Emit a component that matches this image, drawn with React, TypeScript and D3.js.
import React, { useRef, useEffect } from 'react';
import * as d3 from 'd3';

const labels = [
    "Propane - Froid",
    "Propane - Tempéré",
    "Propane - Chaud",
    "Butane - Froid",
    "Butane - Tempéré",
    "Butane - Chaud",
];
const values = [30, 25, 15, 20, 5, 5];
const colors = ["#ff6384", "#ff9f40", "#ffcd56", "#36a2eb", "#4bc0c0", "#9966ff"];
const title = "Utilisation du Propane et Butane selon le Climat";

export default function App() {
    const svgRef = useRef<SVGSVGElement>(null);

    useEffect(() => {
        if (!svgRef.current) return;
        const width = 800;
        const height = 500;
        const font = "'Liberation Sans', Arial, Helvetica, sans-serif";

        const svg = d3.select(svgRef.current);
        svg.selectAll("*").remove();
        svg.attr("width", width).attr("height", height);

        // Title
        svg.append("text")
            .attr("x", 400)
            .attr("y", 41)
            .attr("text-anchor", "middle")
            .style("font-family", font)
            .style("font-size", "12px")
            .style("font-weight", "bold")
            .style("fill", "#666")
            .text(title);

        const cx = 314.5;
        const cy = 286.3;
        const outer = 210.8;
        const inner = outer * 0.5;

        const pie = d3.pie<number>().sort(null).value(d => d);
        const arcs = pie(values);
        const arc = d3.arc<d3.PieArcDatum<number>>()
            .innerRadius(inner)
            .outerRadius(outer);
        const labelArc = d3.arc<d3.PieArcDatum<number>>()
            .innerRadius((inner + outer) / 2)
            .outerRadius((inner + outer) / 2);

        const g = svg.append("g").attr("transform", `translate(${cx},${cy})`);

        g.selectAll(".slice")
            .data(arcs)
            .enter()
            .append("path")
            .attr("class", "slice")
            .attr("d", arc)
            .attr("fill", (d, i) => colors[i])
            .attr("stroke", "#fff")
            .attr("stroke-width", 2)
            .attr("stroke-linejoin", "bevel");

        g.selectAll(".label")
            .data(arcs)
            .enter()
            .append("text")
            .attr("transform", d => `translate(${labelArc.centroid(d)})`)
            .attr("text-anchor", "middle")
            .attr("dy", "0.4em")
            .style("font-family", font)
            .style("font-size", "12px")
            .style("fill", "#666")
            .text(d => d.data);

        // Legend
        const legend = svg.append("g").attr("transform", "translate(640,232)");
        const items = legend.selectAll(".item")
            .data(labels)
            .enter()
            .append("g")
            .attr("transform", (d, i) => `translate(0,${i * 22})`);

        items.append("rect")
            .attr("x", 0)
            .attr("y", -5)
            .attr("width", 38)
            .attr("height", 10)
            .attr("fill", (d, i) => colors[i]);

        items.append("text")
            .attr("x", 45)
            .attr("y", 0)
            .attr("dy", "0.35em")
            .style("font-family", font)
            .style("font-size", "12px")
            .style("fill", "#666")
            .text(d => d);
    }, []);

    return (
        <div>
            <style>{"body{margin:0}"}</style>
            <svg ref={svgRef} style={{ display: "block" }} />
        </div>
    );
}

____

◆ **Aim**
Extract all of the data shown above and repeat it verbatim.

◆ **Task result**
Emit a component that matches this image, drawn with React, TypeScript and D3.js.
import React, { useRef, useEffect } from 'react';
import * as d3 from 'd3';

const labels = [
    "Propane - Froid",
    "Propane - Tempéré",
    "Propane - Chaud",
    "Butane - Froid",
    "Butane - Tempéré",
    "Butane - Chaud",
];
const values = [30, 25, 15, 20, 5, 5];
const colors = ["#ff6384", "#ff9f40", "#ffcd56", "#36a2eb", "#4bc0c0", "#9966ff"];
const title = "Utilisation du Propane et Butane selon le Climat";

export default function App() {
    const svgRef = useRef<SVGSVGElement>(null);

    useEffect(() => {
        if (!svgRef.current) return;
        const width = 800;
        const height = 500;
        const font = "'Liberation Sans', Arial, Helvetica, sans-serif";

        const svg = d3.select(svgRef.current);
        svg.selectAll("*").remove();
        svg.attr("width", width).attr("height", height);

        // Title
        svg.append("text")
            .attr("x", 400)
            .attr("y", 41)
            .attr("text-anchor", "middle")
            .style("font-family", font)
            .style("font-size", "12px")
            .style("font-weight", "bold")
            .style("fill", "#666")
            .text(title);

        const cx = 314.5;
        const cy = 286.3;
        const outer = 210.8;
        const inner = outer * 0.5;

        const pie = d3.pie<number>().sort(null).value(d => d);
        const arcs = pie(values);
        const arc = d3.arc<d3.PieArcDatum<number>>()
            .innerRadius(inner)
            .outerRadius(outer);
        const labelArc = d3.arc<d3.PieArcDatum<number>>()
            .innerRadius((inner + outer) / 2)
            .outerRadius((inner + outer) / 2);

        const g = svg.append("g").attr("transform", `translate(${cx},${cy})`);

        g.selectAll(".slice")
            .data(arcs)
            .enter()
            .append("path")
            .attr("class", "slice")
            .attr("d", arc)
            .attr("fill", (d, i) => colors[i])
            .attr("stroke", "#fff")
            .attr("stroke-width", 2)
            .attr("stroke-linejoin", "bevel");

        g.selectAll(".label")
            .data(arcs)
            .enter()
            .append("text")
            .attr("transform", d => `translate(${labelArc.centroid(d)})`)
            .attr("text-anchor", "middle")
            .attr("dy", "0.4em")
            .style("font-family", font)
            .style("font-size", "12px")
            .style("fill", "#666")
            .text(d => d.data);

        // Legend
        const legend = svg.append("g").attr("transform", "translate(640,232)");
        const items = legend.selectAll(".item")
            .data(labels)
            .enter()
            .append("g")
            .attr("transform", (d, i) => `translate(0,${i * 22})`);

        items.append("rect")
            .attr("x", 0)
            .attr("y", -5)
            .attr("width", 38)
            .attr("height", 10)
            .attr("fill", (d, i) => colors[i]);

        items.append("text")
            .attr("x", 45)
            .attr("y", 0)
            .attr("dy", "0.35em")
            .style("font-family", font)
            .style("font-size", "12px")
            .style("fill", "#666")
            .text(d => d);
    }, []);

    return (
        <div>
            <style>{"body{margin:0}"}</style>
            <svg ref={svgRef} style={{ display: "block" }} />
        </div>
    );
}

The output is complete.